Shameless plug, part 1: If you haven’t already visited his critically-acclaimed blog (houseofsoccer.blogspot.com), SMS urges you to check it out. Also, if you happen to be a collegiate soccer player who also dabbles in writing, then SMS wants you to contribute your valuable first-hand soccer experiences! Beginning in late-August, the blog will look to feature the first-person point of view of a local collegiate player. If interested, send an e-mail to SMSRevs@gmail.com.
US Women’s National Team feature: She’s blonde, loves kids, chocolate and cheese (hopefully not together!), and after reading her bio, the floating hearts quickly surrounded SMS! Leslie Osborne may have missed the 2004 Olympics, but was a clear-cut choice for Greg Ryan’s World Cup roster this year. This year, she’s played in 10 of the 11 WNT matches, and figures to be an important cog in Ryan’s potent midfielding corps during September’s Women’s World Cup. Interestingly, she also has an interest in coaching. Leslie, SMS will gladly reserve an assistant coaching spot for you when he commences his indoor soccer season coaching duties with NE 1776 in the Fall – of course, after you come back from China with the World Cup!

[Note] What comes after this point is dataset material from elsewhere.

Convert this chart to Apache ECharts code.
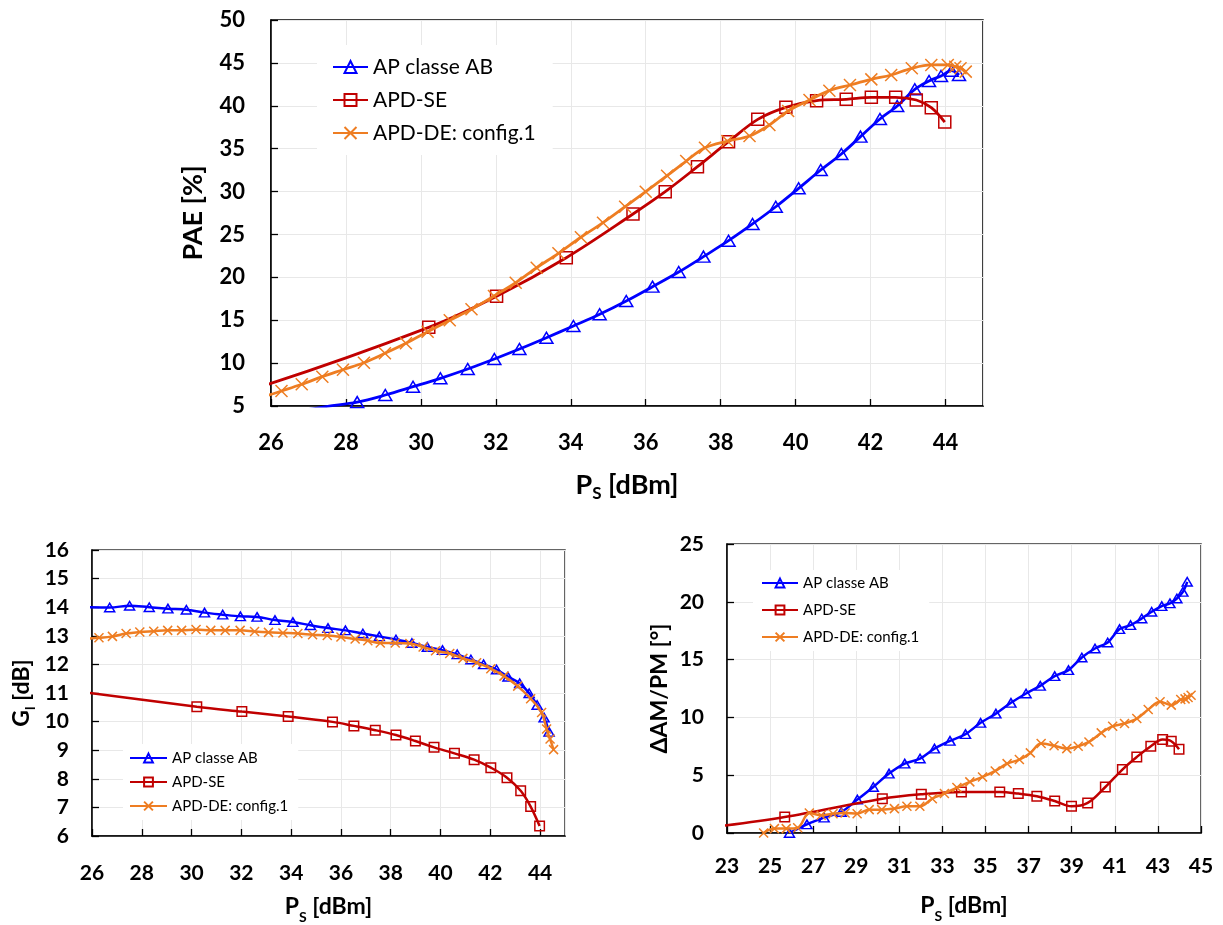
<!DOCTYPE html>
<html><head><meta charset="utf-8">
<script src="https://cdn.jsdelivr.net/npm/echarts@6/dist/echarts.min.js"></script>
<style>html,body{margin:0;padding:0;background:#fff}#c{width:1223px;height:925px}</style>
</head><body><div id="c"></div>
<script>
// ---------- DATA ----------
const seriesNames = ['AP classe AB', 'APD-SE', 'APD-DE: config.1'];

// Input power sweeps (dBm) for each amplifier
const psAB = [25.9, 26.71, 27.51, 28.3, 29.05, 29.79, 30.52, 31.25, 31.96, 32.63, 33.35, 34.07, 34.77, 35.48, 36.18, 36.88, 37.54, 38.21, 38.85, 39.47, 40.08, 40.67, 41.22, 41.73, 42.25, 42.71, 43.18, 43.56, 43.88, 44.16, 44.36];
const psSE = [22.3, 25.68, 30.21, 32.02, 33.88, 35.66, 36.52, 37.38, 38.21, 38.99, 39.74, 40.56, 41.35, 42.02, 42.67, 43.22, 43.62, 43.98];
const psDE = [24.7, 25.2, 25.75, 26.28, 26.82, 27.37, 27.92, 28.48, 29.04, 29.6, 30.18, 30.77, 31.35, 31.95, 32.53, 33.09, 33.67, 34.27, 34.86, 35.45, 36.0, 36.57, 37.08, 37.58, 38.18, 38.77, 39.3, 39.8, 40.37, 40.9, 41.45, 42.02, 42.55, 43.1, 43.62, 44.06, 44.26, 44.4, 44.54];

// PAE [%]
const paeAB = [3.9, 4.4, 4.95, 5.45, 6.28, 7.25, 8.23, 9.31, 10.48, 11.64, 12.96, 14.33, 15.69, 17.24, 18.91, 20.62, 22.41, 24.27, 26.22, 28.23, 30.38, 32.51, 34.38, 36.4, 38.46, 39.97, 41.92, 42.89, 43.47, 44.09, 43.59];
const paeSE = [3.2, 7.2, 14.17, 17.79, 22.29, 27.38, 29.98, 32.9, 35.81, 38.42, 39.82, 40.6, 40.75, 40.99, 40.99, 40.67, 39.78, 38.1];
const paeDE = [4.6, 5.3, 6.0, 6.75, 7.53, 8.42, 9.23, 10.05, 11.14, 12.31, 13.66, 14.99, 16.27, 17.82, 19.37, 21.12, 22.8, 24.67, 26.37, 28.23, 29.98, 31.85, 33.56, 35.11, 35.89, 36.48, 37.76, 39.39, 40.67, 41.76, 42.42, 43.08, 43.59, 44.37, 44.76, 44.76, 44.56, 44.37, 43.98];

// Gain [dB]
const gainAB = [14.0, 13.99, 14.05, 14.0, 13.95, 13.91, 13.81, 13.74, 13.68, 13.66, 13.55, 13.48, 13.37, 13.27, 13.19, 13.08, 12.98, 12.87, 12.75, 12.61, 12.5, 12.35, 12.17, 12.0, 11.82, 11.57, 11.34, 10.99, 10.58, 10.14, 9.64];
const gainSE = [11.35, 11.03, 10.52, 10.35, 10.18, 9.99, 9.85, 9.70, 9.53, 9.32, 9.10, 8.89, 8.67, 8.39, 8.04, 7.58, 7.03, 6.35];
const gainDE = [12.85, 12.88, 12.9, 12.93, 12.98, 13.08, 13.13, 13.16, 13.19, 13.19, 13.22, 13.19, 13.19, 13.19, 13.15, 13.12, 13.1, 13.08, 13.04, 13.01, 12.96, 12.89, 12.83, 12.75, 12.75, 12.73, 12.61, 12.48, 12.38, 12.21, 12.06, 11.85, 11.59, 11.24, 10.8, 10.32, 9.74, 9.39, 9.02];

// AM/PM [deg]
const ampmAB = [0, 0.75, 1.33, 1.82, 2.89, 3.98, 5.14, 6.0, 6.44, 7.3, 7.97, 8.55, 9.53, 10.33, 11.26, 12.07, 12.73, 13.57, 14.09, 15.18, 15.96, 16.48, 17.64, 17.98, 18.56, 19.14, 19.63, 19.86, 20.29, 20.86, 21.73];
const ampmSE = [0.5, 1.39, 2.97, 3.35, 3.55, 3.55, 3.41, 3.18, 2.77, 2.31, 2.6, 3.98, 5.49, 6.58, 7.51, 8.08, 7.94, 7.25];
const ampmDE = [0.0, 0.38, 0.38, 0.46, 1.73, 1.53, 1.67, 1.73, 1.67, 2.02, 2.02, 2.11, 2.31, 2.31, 2.97, 3.41, 3.93, 4.42, 4.85, 5.37, 6.0, 6.35, 6.93, 7.74, 7.55, 7.3, 7.51, 7.88, 8.66, 9.24, 9.47, 9.9, 10.68, 11.35, 11.06, 11.55, 11.6, 11.72, 11.92];

// ---------- STYLE ----------
const FONT = 'Lato, "Open Sans", sans-serif';
const BLUE = '#0000ff', RED = '#c00000', ORANGE = '#ee7d22';
const CROSS = 'path://M0,0L10,10M10,0L0,10';
const colors = [BLUE, RED, ORANGE];
const symbols = ['triangle', 'rect', CROSS];

function pairs(xs, ys) { return xs.map((x, i) => [x, ys[i]]); }

function mkSeries(idx, gi, xs, ys, big) {
  const sizes = big ? [[13, 11], 12, 12] : [[10, 8.5], 9.5, 9];
  return {
    type: 'line', name: seriesNames[idx], xAxisIndex: gi, yAxisIndex: gi,
    data: pairs(xs, ys), smooth: 0.35, symbol: symbols[idx], symbolSize: sizes[idx],
    showAllSymbol: true, clip: true,
    lineStyle: { color: colors[idx], width: big ? 2.8 : 2.5 },
    itemStyle: { color: 'transparent', borderColor: colors[idx], borderWidth: 1.5 },
    emphasis: { disabled: true }, z: 2 + idx
  };
}

const lbl = (size) => ({ fontSize: size, fontWeight: 'bold', fontFamily: FONT, color: '#000' });

function xAx(gi, min, max, size, margin, name, nameGap, nsize, hideMax) {
  return {
    type: 'value', gridIndex: gi, min: min, max: max, interval: 2,
    axisLine: { onZero: false, lineStyle: { color: '#000', width: 1.5 } },
    axisTick: { inside: true, length: 7, lineStyle: { color: '#000', width: 1.3 } },
    axisLabel: Object.assign({ margin: margin, showMaxLabel: !hideMax }, lbl(size)),
    splitLine: { show: true, lineStyle: { color: '#e8e8e8', width: 1 } },
    name: name, nameLocation: 'middle', nameGap: nameGap,
    nameTextStyle: {
      rich: {
        n: { fontSize: nsize, fontWeight: 'bold', fontFamily: FONT, color: '#000', lineHeight: 34, verticalAlign: 'middle' },
        s: { fontSize: Math.round(nsize * 0.62), fontWeight: 'bold', fontFamily: FONT, color: '#000', lineHeight: 14, verticalAlign: 'bottom' }
      }
    }
  };
}
function yAx(gi, min, max, interval, size, margin, name, nameGap, nsize) {
  return {
    type: 'value', gridIndex: gi, min: min, max: max, interval: interval,
    axisLine: { onZero: false, lineStyle: { color: '#000', width: 1.5 } },
    axisTick: { inside: true, length: 7, lineStyle: { color: '#000', width: 1.3 } },
    axisLabel: Object.assign({ margin: margin }, lbl(size)),
    splitLine: { show: true, lineStyle: { color: '#e8e8e8', width: 1 } },
    name: name, nameLocation: 'middle', nameGap: nameGap, nameRotate: 90,
    nameTextStyle: {
      fontSize: nsize, fontWeight: 'bold', fontFamily: FONT, color: '#000', lineHeight: 30,
      rich: {
        n: { fontSize: nsize, fontWeight: 'bold', fontFamily: FONT, color: '#000', lineHeight: 30, verticalAlign: 'middle' },
        s: { fontSize: Math.round(nsize * 0.62), fontWeight: 'bold', fontFamily: FONT, color: '#000', lineHeight: 12, verticalAlign: 'bottom' }
      }
    }
  };
}
function legend(left, top, pad, iw, ih, gap, fsize, lh) {
  return {
    left: left, top: top, orient: 'vertical', padding: pad, backgroundColor: '#fff',
    itemWidth: iw, itemHeight: ih, itemGap: gap, selectedMode: false,
    textStyle: { fontSize: fsize, fontFamily: FONT, color: '#000', lineHeight: lh },
    data: seriesNames
  };
}

const chart = echarts.init(document.getElementById('c'), null, { renderer: 'canvas' });
chart.setOption({
  animation: false,
  backgroundColor: '#fff',
  grid: [
    { left: 271, top: 20, width: 712, height: 386, show: true, borderColor: '#000', borderWidth: 1.5 },
    { left: 92, top: 550, width: 473, height: 287, show: true, borderColor: '#333', borderWidth: 1.5 },
    { left: 727, top: 544, width: 474, height: 289, show: true, borderColor: '#333', borderWidth: 1.5 }
  ],
  legend: [
    legend(317, 45, [11, 17, 11, 15], 35, 15, 11, 21, 22),
    legend(123, 744, [6, 10, 6, 6], 37, 11, 8, 15, 16),
    legend(753, 570, [5, 10, 6, 8], 36, 11, 11, 15, 16)
  ],
  xAxis: [
    xAx(0, 26, 45, 22, 26, '{n|P}{s|S}{n| [dBm]}', 62, 27, true),
    xAx(1, 26, 45, 21, 27, '{n|P}{s|S}{n| [dBm]}', 54, 23, true),
    xAx(2, 23, 45, 21, 23, '{n|P}{s|S}{n| [dBm]}', 56, 23, false)
  ],
  yAxis: [
    yAx(0, 5, 50, 5, 22, 26, 'PAE [%]', 62, 27),
    yAx(1, 6, 16, 1, 21, 23, '{n|G}{s|l}{n| [dB]}', 55, 23),
    yAx(2, 0, 25, 5, 21, 23, 'ΔAM/PM [°]', 52, 23)
  ],
  series: [
    mkSeries(0, 0, psAB, paeAB, true),
    mkSeries(1, 0, psSE, paeSE, true),
    mkSeries(2, 0, psDE, paeDE, true),
    mkSeries(0, 1, psAB, gainAB, false),
    mkSeries(1, 1, psSE, gainSE, false),
    mkSeries(2, 1, psDE, gainDE, false),
    mkSeries(0, 2, psAB, ampmAB, false),
    mkSeries(1, 2, psSE, ampmSE, false),
    mkSeries(2, 2, psDE, ampmDE, false)
  ]
});
</script></body></html>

Shameless plug, part 2: For those of you who simply cannot get enough of SMS, you are in luck this weekend!
I will be Sean Donahue’s in-studio guest for tonight’s Revolution Recap radio show on WNRI (Woonsocket) AM 1380 at 7pm. If you’re not able to listen live, check out Sean’s website – http://www.revolutionrecap.com/ – for the archive.
Join us after a shortened break when the Revs return to the synthetic confines of Gillette Stadium on Thursday night to face the Wizards. With a mere six points separating first and fifth place in the standings, these Eastern Conference matches are becoming more and more critical down the stretch.
Last time, the Revs would have beaten the Wiz 3-1, were it not for a stellar hat trick performance by Eddie Johnson, which gave the Kansas Citians the 4-3 victory. In the same vein as Greg Lalas’ “Keys to the Game”, SMS offers the following keys to the home club prior to the match: mark EJ a little better this time!